契約の内容で不明な点があれば、すぐに質問しましょう。また契約内容に不満な点があれば、納得がいくまで話し合うようにしましょう。
4. ラウンジで黒字経営するコツ
ラウンジは通常の飲食店とは違い、ゆったりとくつろいだ雰囲気でお酒や会話を楽しむ店です。そのため、黒字経営をするためには充実したサービスが重要です。
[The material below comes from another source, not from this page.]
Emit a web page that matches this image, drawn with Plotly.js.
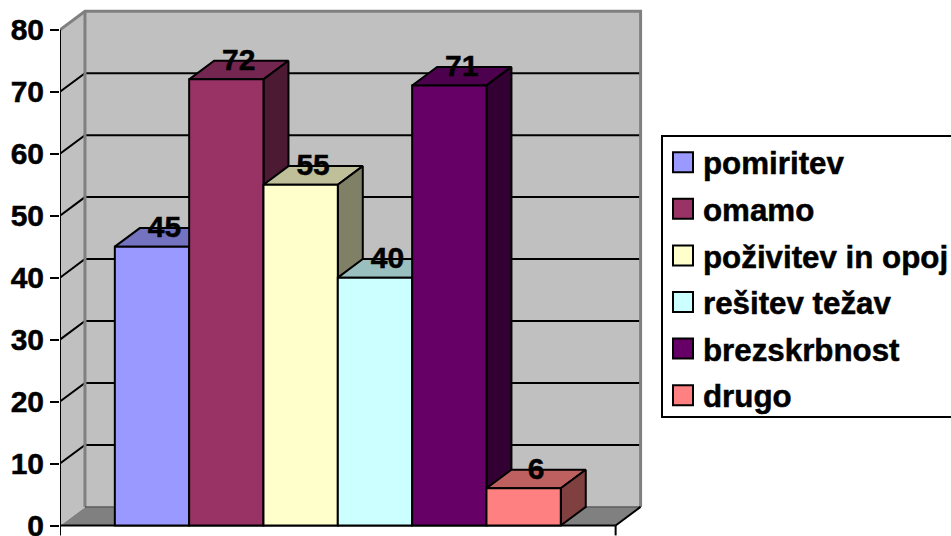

従業員に目標を持たせて高い意識を持った接客サービスをするように心がけたり、来店したお客さんの情報管理をしたりします。また定期的なイベントを開催することで、ラウンジに通う楽しみを提供できます。
5. ラウンジの開業に成功した事例と年収
ラウンジを開業した経営者の中には、年収が1,000万を超える人もいます。
成功例として、お酒を提供するだけでなく、おしゃれな空間や居心地の良い雰囲気を意識することによって多くの固定客を獲得できたお店があります。
メニューも豊富で来店するたびにいろいろなお酒や食事を楽しむことができるような、飽きさせない店作りをすることが成功の秘訣です。
6. ラウンジの開業に必要な資格・許可
ラウンジは店のコンセプトによっても必要な資格や許可は異なります。一般的なラウンジでは、食品衛生法に基づいて飲食店営業の許可の届け出が必要です。
また、午前0時以降にお酒を提供する場合は深夜酒類提供飲食店営業の届け出も必要です。
さらに、新規で開業する際には税務署への開業届も必要です。
7. まとめ
ラウンジを開業する際には最低でも400万円の資金は必要です。開店直後は顧客を獲得しにくいため、数カ月分のランニングコストの資金も用意しておきましょう。
開業資金は自己資金を貯めるのが一番良い方法ですが、資金を増やすために金融機関やクラウドファウンディングを利用するのもおすすめです。
物件を探すときには周辺の人口の規模や特徴をチェックしましょう。初期費用を抑えたい人は居抜き物件を利用するのもおすすめです。